Autorin: Annemarie Golser, terzExpertin

Ein Gruss bedingt immer ein kurzes Innehalten in der Geschäftigkeit des Alltags. Ein unerwidertes Grusswort ist wie ein Ball, der ins Leere geworfen wird und sich irgendwo in der Atmosphäre verflüchtigt, weil er sein Ziel nicht erreicht hat.

Annemarie Golser

Annemarie Golser

Siebeneinhalb Zentimeter Text stehen im Duden für Synonyme zum Wort „Gruss“. Sogar „Bhüet di Gott“ ist noch aufgeführt. Das heute übliche „Tschüs“ kommt nicht an gegen diesen heimeligen Segenswunsch.
Als wir vor etlichen Jahren von der Stadt aufs Land zogen, fiel uns angenehm auf, dass wir als Unbekannte überall gegrüsst wurden.
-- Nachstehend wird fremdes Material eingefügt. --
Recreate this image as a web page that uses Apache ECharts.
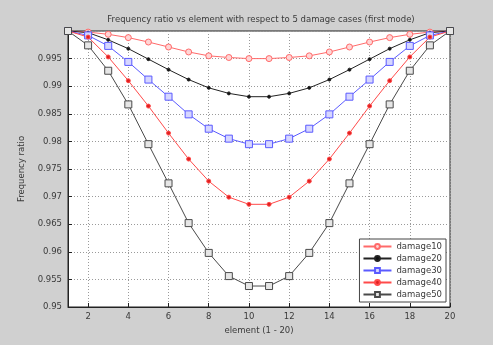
<!DOCTYPE html>
<html>
<head>
<meta charset="utf-8">
<script src="https://cdn.jsdelivr.net/npm/echarts@6/dist/echarts.min.js"></script>
<style>
  html, body { margin: 0; padding: 0; background: #d0d0d0; }
  #chart { width: 493px; height: 345px; }
</style>
</head>
<body>
<div id="chart"></div>
<script>
let elements = [1, 2, 3, 4, 5, 6, 7, 8, 9, 10, 11, 12, 13, 14, 15, 16, 17, 18, 19, 20];
let xTicks = [2, 4, 6, 8, 10, 12, 14, 16, 18, 20];

let damage10 = [1.0, 0.9998, 0.9994, 0.9988, 0.998, 0.9971, 0.9962, 0.9955, 0.9952, 0.995,
  0.995, 0.9952, 0.9955, 0.9962, 0.9971, 0.998, 0.9988, 0.9994, 0.9998, 1.0];
let damage20 = [1.0, 0.9997, 0.9984, 0.9968, 0.9949, 0.993, 0.9912, 0.9897, 0.9887, 0.9881,
  0.9881, 0.9887, 0.9897, 0.9912, 0.993, 0.9949, 0.9968, 0.9984, 0.9997, 1.0];
let damage30 = [1.0, 0.9992, 0.9973, 0.9944, 0.9912, 0.9881, 0.9849, 0.9823, 0.9805, 0.9795,
  0.9795, 0.9805, 0.9823, 0.9849, 0.9881, 0.9912, 0.9944, 0.9973, 0.9992, 1.0];
let damage40 = [1.0, 0.9989, 0.9953, 0.991, 0.9864, 0.9815, 0.9768, 0.9728, 0.9699, 0.9686,
  0.9686, 0.9699, 0.9728, 0.9768, 0.9815, 0.9864, 0.991, 0.9953, 0.9989, 1.0];
let damage50 = [1.0, 0.9974, 0.9928, 0.9867, 0.9795, 0.9724, 0.9652, 0.9598, 0.9556, 0.9538,
  0.9538, 0.9556, 0.9598, 0.9652, 0.9724, 0.9795, 0.9867, 0.9928, 0.9974, 1.0];

function pairs(vals) {
  return elements.map((x, i) => [x, vals[i]]);
}

function makeSeries(name, vals, line, fill, symbol, size) {
  return {
    name: name,
    type: "line",
    data: pairs(vals),
    symbol: symbol,
    symbolSize: size,
    clip: false,
    lineStyle: { color: line, width: 1 },
    itemStyle: { color: fill, borderColor: line, borderWidth: 1 },
    emphasis: { disabled: true },
    animation: false
  };
}

let txt = "#3a3a3a";
var myChart = echarts.init(document.getElementById("chart"));
myChart.setOption({
  backgroundColor: "#d0d0d0",
  textStyle: { fontFamily: "DejaVu Sans" },
  title: {
    text: "Frequency ratio vs element with respect to 5 damage cases (first mode)",
    left: 256,
    top: 10,
    textAlign: "center",
    textStyle: { fontSize: 8.5, fontWeight: "normal", color: txt }
  },
  grid: {
    left: 68,
    right: 43,
    top: 31,
    bottom: 38,
    show: true,
    backgroundColor: "#ffffff",
    borderColor: "#222",
    borderWidth: 1
  },
  legend: {
    orient: "vertical",
    right: 47,
    top: 239,
    backgroundColor: "#ffffff",
    borderColor: "#444",
    borderWidth: 1,
    borderRadius: 0,
    padding: [3, 4, 3, 3],
    itemGap: 3,
    itemWidth: 28,
    itemHeight: 6,
    textStyle: { fontSize: 8.5, color: txt },
    data: ["damage10", "damage20", "damage30", "damage40", "damage50"]
  },
  xAxis: {
    type: "value",
    min: 1,
    max: 20,
    name: "element (1 - 20)",
    nameLocation: "middle",
    nameGap: 17,
    nameTextStyle: { fontSize: 8.5, color: txt },
    axisLine: { lineStyle: { color: "#222" } },
    axisTick: { inside: true, length: 4, customValues: xTicks, lineStyle: { color: "#222" } },
    axisLabel: { customValues: xTicks, fontSize: 8.5, color: txt, margin: 5 },
    splitLine: { show: true, lineStyle: { color: "#9a9a9a", type: [1, 2] } }
  },
  yAxis: {
    type: "value",
    min: 0.95,
    max: 1.0,
    interval: 0.005,
    name: "Frequency ratio",
    nameLocation: "middle",
    nameGap: 40,
    nameTextStyle: { fontSize: 8.5, color: txt },
    axisLine: { show: true, lineStyle: { color: "#222" } },
    axisTick: { show: true, inside: true, length: 4, lineStyle: { color: "#222" } },
    axisLabel: { fontSize: 8.5, color: txt, margin: 6, showMaxLabel: false },
    splitLine: { show: true, lineStyle: { color: "#9a9a9a", type: [1, 2] } }
  },
  series: [
    makeSeries("damage10", damage10, "#ff6a6a", "#ffd6d6", "circle", 6),
    makeSeries("damage20", damage20, "#222222", "#111111", "circle", 3),
    makeSeries("damage30", damage30, "#5a5aff", "#d6d6ff", "rect", 7),
    makeSeries("damage40", damage40, "#ff4a4a", "#e02020", "circle", 4),
    makeSeries("damage50", damage50, "#4a4a4a", "#e6e6e6", "rect", 7)
  ]
});
</script>
</body>
</html>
Wir fanden diese Sitte wunderbar und fühlten uns auch dadurch sehr bald heimisch und von der Dorfgemeinschaft angenommen. Wem die ländlichen Bräuche fremd sind, der mag im ersten Augenblick auf den Gruss eines Fremden erstaunt reagieren.
Ein Glück, wer in seiner Kindheit schon gelernt hat, eine freundliche Geste zu erwidern.
Ein Gruss bedingt immer ein kurzes Innehalten in der Geschäftigkeit des Alltags. Er ist die Bestätigung dafür, dass wir von unserem Nächsten wahrgenommen werden. Gleichgültigkeit und Rücksichtslosigkeit sind Auswüchse unserer verflachten Zeit. Leider gibt es in unserem aufstrebenden Dorf immer mehr Menschen jeder Altersstufe, die achtlos aneinander vorbeigehen. Beim Bahnhof, im Dorfkern, den wichtigsten Begegnungszentren, vermeiden sie Blickkontakt, murmeln im besten Falle etwas Unverständliches oder bleiben überhaupt stumm. „Me het mir der Gruess nid abgnoh!“ Für meine liebenswürdige Mutter war das jeweils ganz schlimm, und sie konnte sich tagelang über die Gründe für dieses unbegreifliche Verhalten Gedanken machen.
Ein unerwidertes Grusswort ist wie ein Ball, der ins Leere geworfen wird und sich irgendwo in der Atmosphäre verflüchtigt, weil er sein Ziel nicht erreicht hat. Zurück bleibt ein grosses Unbehagen.